Curry Secret Ingredients

Everyone’s got their favorite secret ingredient that they add to curry. Some people put in chocolate, apple sauce, soy sauce, ketchup, coffee, or some crazy thing they dreamed up when they were stoned. That alone is reason enough to avoid ever going to someone’s house for curry. For me, I put in exactly nada due to my incredible whiteness. That’s Spanish for “a big cup of nothing.” I figure the S&B Curry factory employs about twenty thousand people who are all way more Japanese than I am and if there was something more delicious they could have added, they’d have already done so. Like there’s probably not some Quality Control manager saying, No, that would make our product taste too good, better not put that in. Okay, maybe you could add a bit of soy sauce, but other than that, nada.

Curry Toppings

You can eat curry without any toppings, but a lot of people (okay, me) like to add something cooling to contrast the heavy flavor. Pickled radishes or onions are good choices. But make sure to use Japanese pickles, not those damn green dilly things that come in a jar. Diced tomatoes also work. If you’ve got guests coming, like maybe some Japanese girl named Naoko or something, you can pile on some flash-fried vegetables, such as broccoli or eggplant, and she’ll say Oh, that looks so nice. To balance out any lingering feelings of health, you can also liberally apply Japanese mayonnaise to your plate while she’s not looking. But Japanese mayonnaise, not that horrible sour American stuff that comes in a jar. (Americans love stuff in jars, because it’s a step up from cans. That signifies High Class.)

How to eat Curry

Curry goes with pretty much anything—-rice, bread, hell, just dip your palms into it and it’ll taste fantastic. For me, I like rice, but then I’ve got sensitive hand parts.  I always think of Mitch Hedberg when he said, Rice is great if you’re really hungry and want to eat two thousand of something. But no matter what, use a spoon, not chopsticks, because if you eat with chopsticks, some girl named Naoko will say,

“You know, we eat curry with a spoon.

“Pass the pickled onions,” you’ll reply. “And what’s wrong with chopsticks?

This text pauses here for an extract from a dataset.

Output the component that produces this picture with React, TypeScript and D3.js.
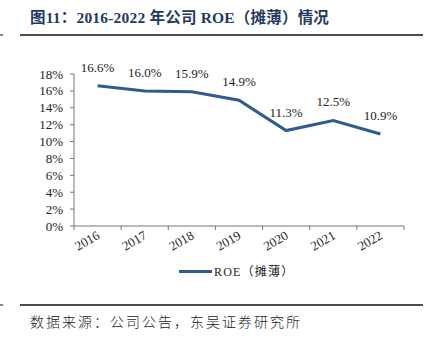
import React from "react";
import * as d3 from "d3";

const categories = ["2016", "2017", "2018", "2019", "2020", "2021", "2022"];
const roe = [16.6, 16.0, 15.9, 14.9, 11.3, 12.5, 10.9];
const yTicks = [0, 2, 4, 6, 8, 10, 12, 14, 16, 18];
const title = "图11：2016-2022 年公司 ROE（摊薄）情况";
const seriesName = "ROE（摊薄）";
const source = "数据来源：公司公告，东吴证券研究所";

export default function App() {
  const W = 431, H = 342;
  const left = 74, right = 404, top = 74, bottom = 226;
  const x = d3.scaleBand<string>().domain(categories).range([left, right]);
  const y = d3.scaleLinear().domain([0, 18]).range([bottom, top]);
  const line = d3
    .line<number>()
    .x((_, i) => (x(categories[i]) as number) + x.bandwidth() / 2)
    .y((d) => y(d));
  const serif = "'Times New Roman', 'Liberation Serif', serif";
  const lineColor = "#2f5b8f";
  const ticksX = [...categories.map((c) => x(c) as number), right];
  return (
    <svg width={W} height={H} style={{ position: "absolute", left: 0, top: 0 }}>
      <rect width={W} height={H} fill="#fff" />
      <text x={30} y={23} fontFamily={"'Liberation Serif', 'Noto Sans CJK SC', serif"} fontWeight="bold" fontSize={15.5} fill="#1f3a5f" letterSpacing={0.2}>
        {title}
      </text>
      <line x1={20} x2={423} y1={35} y2={35} stroke="#111" strokeWidth={1.5} />
      <line x1={0} x2={3} y1={35} y2={35} stroke="#111" strokeWidth={1} />
      {/* y axis */}
      <line x1={left} x2={left} y1={top} y2={bottom} stroke="#777" strokeWidth={1} />
      {yTicks.map((t) => (
        <g key={t}>
          <line x1={left - 4} x2={left} y1={y(t)} y2={y(t)} stroke="#777" />
          <text x={left - 11} y={y(t) + 4.5} textAnchor="end" fontFamily={serif} fontSize={13} fill="#222">
            {t}%
          </text>
        </g>
      ))}
      {/* x axis */}
      <line x1={left} x2={right} y1={bottom} y2={bottom} stroke="#777" />
      {ticksX.map((tx, i) => (
        <line key={i} x1={tx} x2={tx} y1={bottom} y2={bottom + 4} stroke="#777" />
      ))}
      {categories.map((c) => {
        const cx = (x(c) as number) + x.bandwidth() / 2;
        return (
          <text
            key={c}
            transform={`translate(${cx + 3},${bottom + 12}) rotate(-30)`}
            textAnchor="end"
            fontFamily={serif}
            fontSize={13}
            fill="#222"
          >
            {c}
          </text>
        );
      })}
      <path d={line(roe) || ""} fill="none" stroke={lineColor} strokeWidth={3} />
      {roe.map((v, i) => {
        const cx = (x(categories[i]) as number) + x.bandwidth() / 2;
        return (
          <text key={i} x={cx} y={y(v) - 14} textAnchor="middle" fontFamily={serif} fontSize={13} fill="#222">
            {v.toFixed(1)}%
          </text>
        );
      })}
      {/* legend */}
      <line x1={179} x2={212} y1={271.5} y2={271.5} stroke={lineColor} strokeWidth={3} />
      <text x={214} y={276} fontFamily={"'Liberation Serif', 'Noto Sans CJK SC', serif"} fontSize={12} fill="#222" letterSpacing={1.2}>
        {seriesName}
      </text>
      <line x1={20} x2={423} y1={305} y2={305} stroke="#111" strokeWidth={1.5} />
      <line x1={0} x2={3} y1={305} y2={305} stroke="#111" strokeWidth={1} />
      <text x={30} y={327} fontFamily={"'Noto Sans CJK SC', sans-serif"} fontSize={14} fontWeight={300} fill="#222" letterSpacing={2}>
        {source}
      </text>
    </svg>
  );
}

“Such a gaijin,” Naoko will snicker. “It’s too soupy for Japanese people, so we use a spoon.

“You said you didn’t even like curry. I thought your favorite food was fried chicken.

“Who doesn’t like fried chicken?

“Black people, apparently. Then how do you eat miso soup?

“With chopsticks, of course,” she’ll reply. “But that’s different.”

Well, you gotta speak truth to power, but when it comes to Naoko, I suggest you use a spoon. Anyway, if you do the whole thing right and don’t drink too much beer during the cooking process, you should be able to make a flaming vat of wonderful in about 30 minutes, which if you eat it for a month like, uh, some people I know, works out to exactly one minute of cooking per day. Okay, that’s still a lot, but it beats spending eight bucks at CoCo Ichibanya down the street on a daily basis. Curry, like love, is best made at home, or possibly out in a park. Anyway, go get some potatoes and get cooking. Heaven awaits.